Aisha Ahmad, deputy governor in charge of financial system stability, disclosed this during House of Representatives hearing on implementation of CBN cash-less policy and the new withdrawal limits.
She noted that there are 31 Deposit Money Banks (DMBs) with 4,603 branches as at October 2022. In the Other Financial Institutions (OFIs) sector, there are 878 Microfinance Banks (MFBs) with1,966 branches; Agents- 1.4million; PoS Terminal- 899,642; and Number of ATMs is over 14,000.
What this means is that if 4,603 branches of banks divide 500 million, it will mean that each bank branch received 108,624.81 pieces of new naira.
Bellnewsonline.com reported from its findings that commercial banks are rationing the new naira notes they have received from the CBN as many customers are keen to hold the redesigned notes.
Nigeria had 122.3 million active bank customers in 2021, according to Statista, provider of market and consumer data.
According to Ahmad, a review of the cost of currency management from 2017 to 2021 indicated an average increase of over N10 billion per annum and over 90 percent of currency management costs are attributed to banknote production.
This, she said, affects the CBN and other participants in Nigeria’s currency management sector (banknote production, storage processing, distribution activities and banknote destruction).
In recent times, she said currency management in Nigeria has faced a series of challenges that have affected the ability of the CBN to efficiently carry out its mandate of issuing legal tender (i.e. provision of an adequate volume of clean banknotes in the right denominational mix for members of the public).
“The challenges have continued to grow in scale, with the attendant consequences on the Bank’s policy effectiveness, if left unaddressed,” she said.
Some of the challenges include wholesale hoarding of naira banknotes by members of the public, worsening shortage of fit banknotes in circulation, high and increasing cost borne by the bank, high risk of counterfeiting, and non-compliance with international best practice in currency redesign.
The deputy governor said the current series of naira banknotes have been in circulation for between 14 – 21 years, which is inconsistent with global best practice and exposes the notes to the risk of counterfeiting. Standard practice is that currency in circulation should be redesigned or re-issued after every 5 – 8 years.
Despite the dominance of highly advanced payment systems, many countries carried out currency redesign to remain ahead of counterfeiters, ensure durability, fight corruption, and reduce cost of currency management, among other reasons.
“It is against the backdrop of the foregoing that the CBN in line with its statutory powers as enshrined in Section 2(b) and 19 of the CBN Act 2007, sought and obtained the approval of Mr. President to redesign and issue new series of Naira notes in the N200, N500 and N1000 denominations,” Ahmad told House or Representatives.
The CBN has revised the cash withdrawal limits in response to mounting pressure by the public.
Consequently, individuals can now withdraw not more than N500,000 instead of N100,000 weekly, while corporate organizations can withdraw a maximum of N5 million as against N500,000 per week.

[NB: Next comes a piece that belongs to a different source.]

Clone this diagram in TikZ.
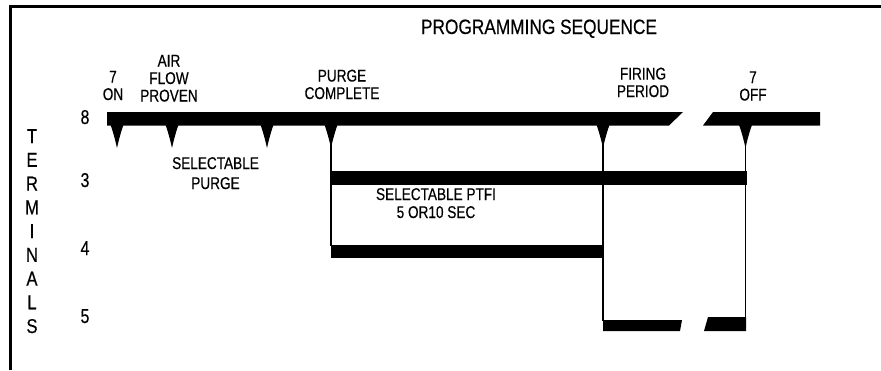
\documentclass[tikz,border=0pt]{standalone}
\usepackage{fontspec}
\setmainfont{Liberation Sans}[FakeStretch=0.8,FakeBold=0.4]
\newfontfamily\titlefont{Liberation Sans}[FakeStretch=0.83,FakeBold=0.4]
\tikzset{
  lbl/.style={inner sep=0pt, anchor=base, align=center, font=\fontsize{17}{17.5}\selectfont},
  bar/.style={fill=black},
  wire/.style={line width=1.1pt},
}
% down pointing pip under the top bar
\newcommand{\pip}[1]{\fill (#1-6.5,125) .. controls (#1-4.5,130) and (#1-2,139) .. (#1,148)
  .. controls (#1+2,139) and (#1+4.5,130) .. (#1+6.5,125) -- cycle;}
\begin{document}
\begin{tikzpicture}[x=1pt,y=-1pt]
\useasboundingbox (0,0) rectangle (881,370);

\draw[line width=3pt] (10.8,370) -- (10.8,6.5) -- (881,6.5); %frame

\node[lbl, font=\titlefont\fontsize{20.8}{22}\selectfont] (title) at (539,34) {PROGRAMMING SEQUENCE};

% terminals
\node[lbl, font=\titlefont\fontsize{20}{23.75}\selectfont] (term) at (32,333) {T\\E\\R\\M\\I\\N\\A\\L\\S};
\node[lbl, font=\fontsize{20}{20}\selectfont] (t8) at (85,124) {8};
\node[lbl, font=\fontsize{20}{20}\selectfont] (t3) at (85,187) {3};
\node[lbl, font=\fontsize{20}{20}\selectfont] (t4) at (85,255) {4};
\node[lbl, font=\fontsize{20}{20}\selectfont] (t5) at (85,323) {5};

% events
\node[lbl] (on)     at (113,100)   {7\\ON};
\node[lbl] (air)    at (169,101.5) {AIR\\FLOW\\PROVEN};
\node[lbl] (purge)  at (342,99)    {PURGE\\COMPLETE};
\node[lbl] (firing) at (643,97)    {FIRING\\PERIOD};
\node[lbl] (off)    at (753,100.5) {7\\OFF};
\node[lbl] (selp)   at (215.5,189) {SELECTABLE\\[2.5pt]PURGE};
\node[lbl] (ptfi)   at (436,218)   {SELECTABLE PTFI\\[0.5pt]5 OR10 SEC};

% terminal 8
\fill[bar] (107,112) -- (683,112) -- (669,125.5) -- (107,125.5) -- cycle;
\fill[bar] (713,112) -- (820,112) -- (820,125.5) -- (703,125.5) -- cycle;
\foreach \x in {117,172,267,331,603,745.5} {\pip{\x}}

% terminal 3
\fill[bar] (331,171) rectangle (747,185);

% terminal 4
\draw[wire] (331,140) -- (331,246);
\fill[bar] (331,245) rectangle (604,258);

% terminal 5
\draw[wire] (603,140) -- (603,321);
\draw[wire] (745.5,140) -- (745.5,318);
\fill[bar] (603,320) -- (682,320) -- (680,331) -- (603,331) -- cycle;
\fill[bar] (708,317) -- (746,317) -- (746,331) -- (704,331) -- cycle;

\end{tikzpicture}
\end{document}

This was disclosed in a letter to all banks signed by Haruna Mustafa, CBN’s director of banking supervision, and released on Wednesday. According to the letter, in compelling circumstances where cash withdrawal above the stated limits is required for legitimate purposes, such requests shall be subject to a processing fee of 3 percent and 5 percent for individuals and corporate organizations, respectively.